Any small businesses that employ a number of people have to worry about federal labor laws. While many of these laws only apply to certain sizes of companies, it’s still recommended for all business owners to be aware of all these laws in order to do everything by the book. One law might not affect a company that has less than 15 employees, but if the company grows beyond this point things may change completely.
In this article, we’ll cover the federal labor laws that small-business owners need to know about in order to run a successful business.
FLSA (Fair Labor Standards Act)
The FLSA is a law that regulates if certain employees are eligible to get paid for overtime or not. Most businesses in the US are affected by it, including small businesses. In order for an employee to be excluded and ineligible to get paid for overtime work, all three of these conditions must be met:
- Minimum salary – An employee must earn at least $23,600 per year ($455 per week) if they are to be excluded from overtime pay.
- Paying consistency – An employee must be salaried and their paycheck should be relatively unchanged.
- Types of duties performed – An employee must have an executive, administrative, or professional position. This is to ensure that everyone on the bottom of the work chain is entitled to their overtime pay if they work over 40 hours per week.
OSHA (Occupational Safety and Help Act)
OSHA regulates safety and health conditions in a workplace. It requires employers to report any health issues that might be jeopardizing the safety of their employees but also obligates the employers to have a clean and hazard-free workplace. Employees are allowed to file an OSHA complaint if they feel like their health is at risk and they can do so without any fear of retaliation.
Businesses that employ 11 or more people are under obligation to keep records of work-related injuries for 5 years. Small businesses mostly face OSHA related issues due to uncleanliness, so it’s a good idea to hire a weekly cleaning service.
Title VII of the Civil Rights Act
This labor law was put in place to prohibit discrimination in employment and especially in hiring practices. Whether it’s race, color, creed, religion, national origin, age, or physical and mental disabilities, everyone has the same right to employment as long as they are qualified to do the job.
Any business that employs 15 or more people must comply with Title VII, but it’s recommended as a good practice for any business out there to comply with it. There’s no denying that discrimination is still present in most workplaces, so employees have the right to file a complaint if they feel they are being discriminated against.

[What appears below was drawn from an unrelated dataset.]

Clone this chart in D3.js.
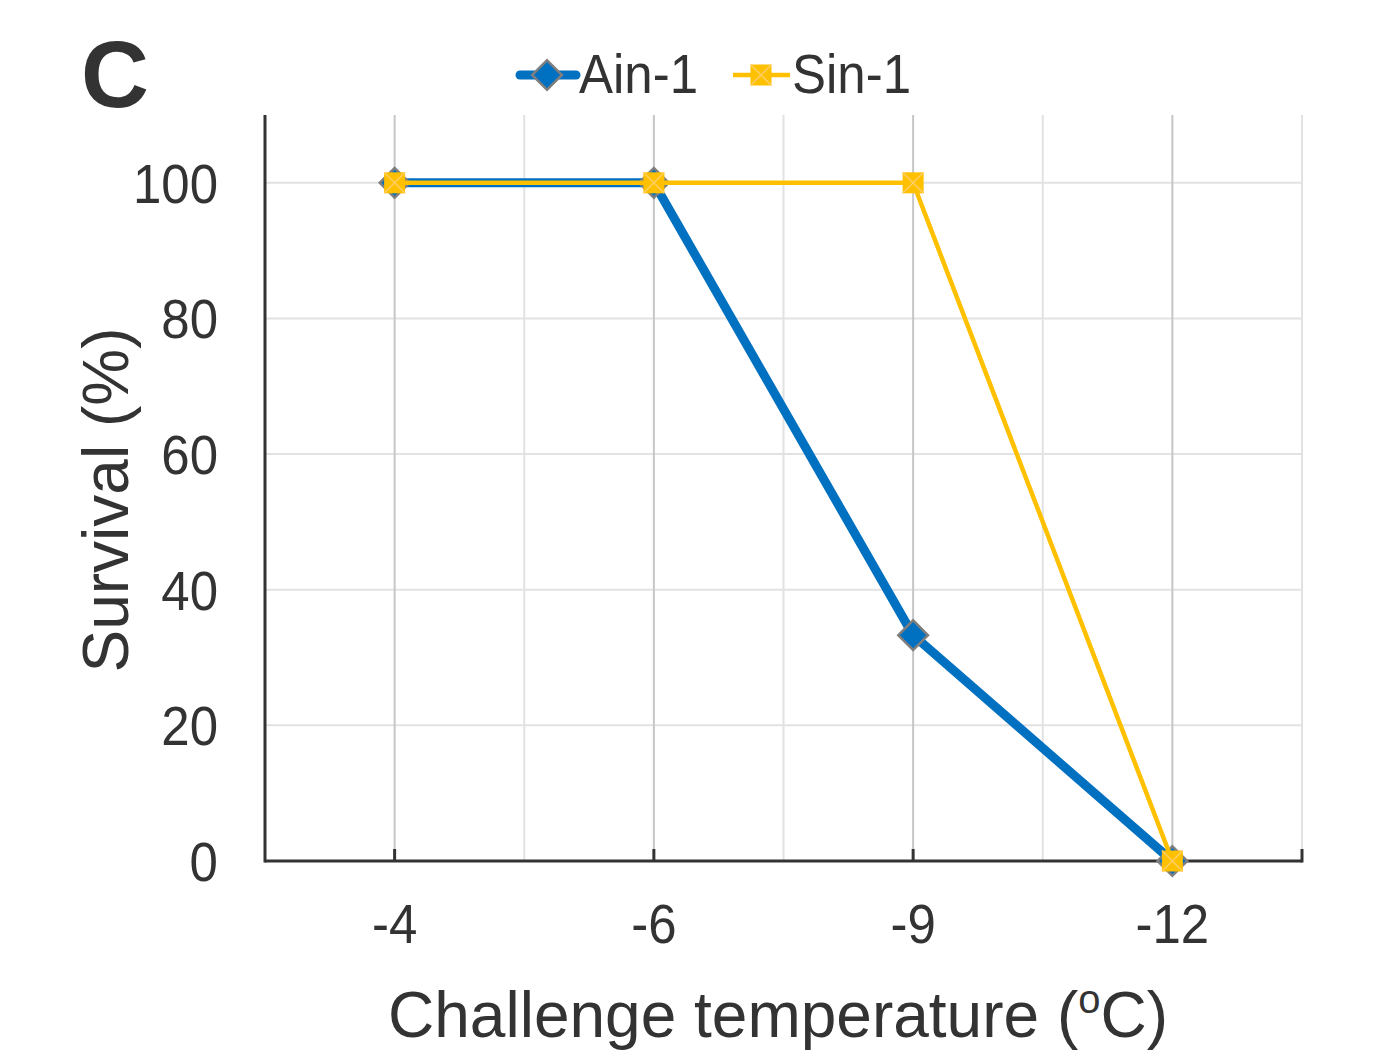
<!DOCTYPE html>
<html>
<head>
<meta charset="utf-8">
<script src="https://cdn.jsdelivr.net/npm/d3@7"></script>
<style>
  body { margin: 0; background: #fff; }
  text { font-family: "Liberation Sans", Arial, sans-serif; fill: #333; }
</style>
</head>
<body>
<script>
var categories = ["-4", "-6", "-9", "-12"];
var ain1 = [100, 100, 33.3, 0];
var sin1 = [100, 100, 100, 0];
var yTicks = [0, 20, 40, 60, 80, 100];

var width   = 1382,
    height  = 1051,
    mLeft   = 265,
    mRight  = 1302,
    mTop    = 115,
    mBottom = 861;

const svg = d3.select("body")
    .append("svg")
    .attr("width", width)
    .attr("height", height);

var x = d3.scaleBand().domain(categories).range([mLeft, mRight]);
var y = d3.scaleLinear().domain([0, 110]).range([mBottom, mTop]);
var cx = d => x(d) + x.bandwidth() / 2;

// text is a bit taller than wide in the original
var stretch = (px, py) => "translate(" + px + "," + py + ") scale(1,1.1)";

// grid
var grid = svg.append("g");
grid.selectAll(".hg")
    .data(yTicks.slice(1))
    .join("line")
    .attr("x1", mLeft).attr("x2", mRight)
    .attr("y1", d => y(d)).attr("y2", d => y(d))
    .style("stroke", "#e2e2e2").style("stroke-width", 2);
grid.selectAll(".vb")
    .data(categories)
    .join("line")
    .attr("x1", d => x(d) + x.bandwidth()).attr("x2", d => x(d) + x.bandwidth())
    .attr("y1", mTop).attr("y2", mBottom)
    .style("stroke", "#e2e2e2").style("stroke-width", 2);
grid.selectAll(".vc")
    .data(categories)
    .join("line")
    .attr("x1", cx).attr("x2", cx)
    .attr("y1", mTop).attr("y2", mBottom)
    .style("stroke", "#c6c6c6").style("stroke-width", 2);

// axes
var axes = svg.append("g").style("stroke", "#333").style("stroke-width", 3);
axes.append("line")
    .attr("x1", mLeft).attr("x2", mLeft)
    .attr("y1", mTop).attr("y2", mBottom + 1.5);
axes.append("line")
    .attr("x1", mLeft).attr("x2", mRight)
    .attr("y1", mBottom).attr("y2", mBottom);
axes.selectAll(".xt")
    .data(categories)
    .join("line")
    .attr("x1", cx).attr("x2", cx)
    .attr("y1", mBottom).attr("y2", mBottom - 12);
axes.append("line")
    .attr("x1", mRight).attr("x2", mRight)
    .attr("y1", mBottom + 1.5).attr("y2", mBottom - 12);

// tick labels
svg.append("g").selectAll("text")
    .data(yTicks)
    .join("text")
    .attr("transform", d => stretch(218, y(d) + 20))
    .attr("text-anchor", "end")
    .style("font-size", "51px")
    .text(d => d);

svg.append("g").selectAll("text")
    .data(categories)
    .join("text")
    .attr("transform", d => stretch(cx(d), 943))
    .attr("text-anchor", "middle")
    .style("font-size", "51px")
    .text(d => d);

// axis titles
var xt = svg.append("text")
    .attr("x", 778)
    .attr("y", 1037)
    .attr("text-anchor", "middle")
    .style("font-size", "64px");
xt.append("tspan").text("Challenge temperature (");
xt.append("tspan").attr("dy", -24).style("font-size", "40px").text("o");
xt.append("tspan").attr("dy", 24).text("C)");

svg.append("text")
    .attr("transform", "translate(128,500) rotate(-90)")
    .attr("text-anchor", "middle")
    .style("font-size", "64px")
    .text("Survival (%)");

svg.append("text")
    .attr("x", 81)
    .attr("y", 107)
    .style("font-size", "94px")
    .style("font-weight", "bold")
    .text("C");

// series
var lineGen = d3.line().x((d, i) => cx(categories[i])).y(d => y(d));

svg.append("path")
    .datum(ain1)
    .attr("d", lineGen)
    .style("fill", "none")
    .style("stroke", "#0070c0")
    .style("stroke-width", 9)
    .style("stroke-linejoin", "round");

function diamond(g, px, py, s) {
    g.append("rect")
        .attr("x", -s / 2).attr("y", -s / 2)
        .attr("width", s).attr("height", s)
        .attr("transform", "translate(" + px + "," + py + ") rotate(45)")
        .style("fill", "#0070c0")
        .style("stroke", "#7f7f7f")
        .style("stroke-width", 2.5);
}

function square(g, px, py, s) {
    g.append("rect")
        .attr("x", px - s / 2).attr("y", py - s / 2)
        .attr("width", s).attr("height", s)
        .style("fill", "#ffc000");
    g.append("path")
        .attr("d", "M" + (px - s / 2) + "," + (py - s / 2) + "L" + (px + s / 2) + "," + (py + s / 2) +
                   "M" + (px + s / 2) + "," + (py - s / 2) + "L" + (px - s / 2) + "," + (py + s / 2))
        .style("stroke", "#ffcf66")
        .style("stroke-width", 1.5);
}

var ainMarks = svg.append("g");
ain1.forEach((v, i) => diamond(ainMarks, cx(categories[i]), y(v), 21));

svg.append("path")
    .datum(sin1)
    .attr("d", lineGen)
    .style("fill", "none")
    .style("stroke", "#ffc000")
    .style("stroke-width", 4.5)
    .style("stroke-linejoin", "round");

var sinMarks = svg.append("g");
sin1.forEach((v, i) => square(sinMarks, cx(categories[i]), y(v), 21));

// legend
var leg = svg.append("g");
leg.append("line")
    .attr("x1", 520).attr("x2", 576).attr("y1", 75).attr("y2", 75)
    .style("stroke", "#0070c0").style("stroke-width", 9).style("stroke-linecap", "round");
diamond(leg, 547, 75, 21);
leg.append("text")
    .attr("transform", stretch(579, 93))
    .style("font-size", "51px")
    .text("Ain-1");
leg.append("line")
    .attr("x1", 733).attr("x2", 790).attr("y1", 75).attr("y2", 75)
    .style("stroke", "#ffc000").style("stroke-width", 4.5);
square(leg, 761, 75, 21);
leg.append("text")
    .attr("transform", stretch(792, 93))
    .style("font-size", "51px")
    .text("Sin-1");
</script>
</body>
</html>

INA (Immigration and Nationality Act)
This labor law applies to foreign citizens who are authorized to work in the U.S. through a number of visa programs, like H-1B, H-1B1, or H2A. Every business regardless of its size must comply with INA and it’s the main reason why I-9 forms must be completed within 3 days of hiring a new employee. The I-9 form is used for verifying the identity as well as employment authorization of any employees who are seeking employment in the United States from the outside.
Not filing the I-9 forms within the 3 days can get you in a lot of trouble if your employees prove not to be eligible to work in the US, which is why you’ll want to ask your new employees to bring an ID on their first day at work.
ADA (Americans with Disabilities Act)
This law was meant to bring another layer of protection for people with mental and physical disabilities, an area that is already regulated by Title VII act. The purpose of ADA is to prohibit any employers, governments, or recruiting agencies from discriminating against job candidates with disabilities, whether it’s during a job application process, career advancement, or firing process. ADA also regulates pregnancy, as it’s treated as a temporary disability, so pregnant women can file an ADA complaint just as well as any other employees with disabilities.
While ADA is only for businesses that employ 15 or more people, experts from WithstandLawyers advise all businesses to comply with it if they are to avoid liability and a potential lawsuit.
EPA (The Equal Pay Act of 1963)
EPA was put in place to ensure that all employees are given equal pay for equal work, whether they are male or female. This basically means that it’s against the law for employers to pay women less than men for the same content of work that they do and vice-versa. Keep in mind though that employers are not obligated to give an equal pay based on a job title, but rather based on the job content.
Understanding federal labor laws are vital for any small-business owner if they want to keep their business out of trouble. There are also many state laws that regulate the same areas as federal laws, in which cases you should always comply with the one that benefits the employee the most.
Complying with labor laws isn’t just about avoiding any legal issues, it’s also about being a good employer and respecting your employees in order to grow your business.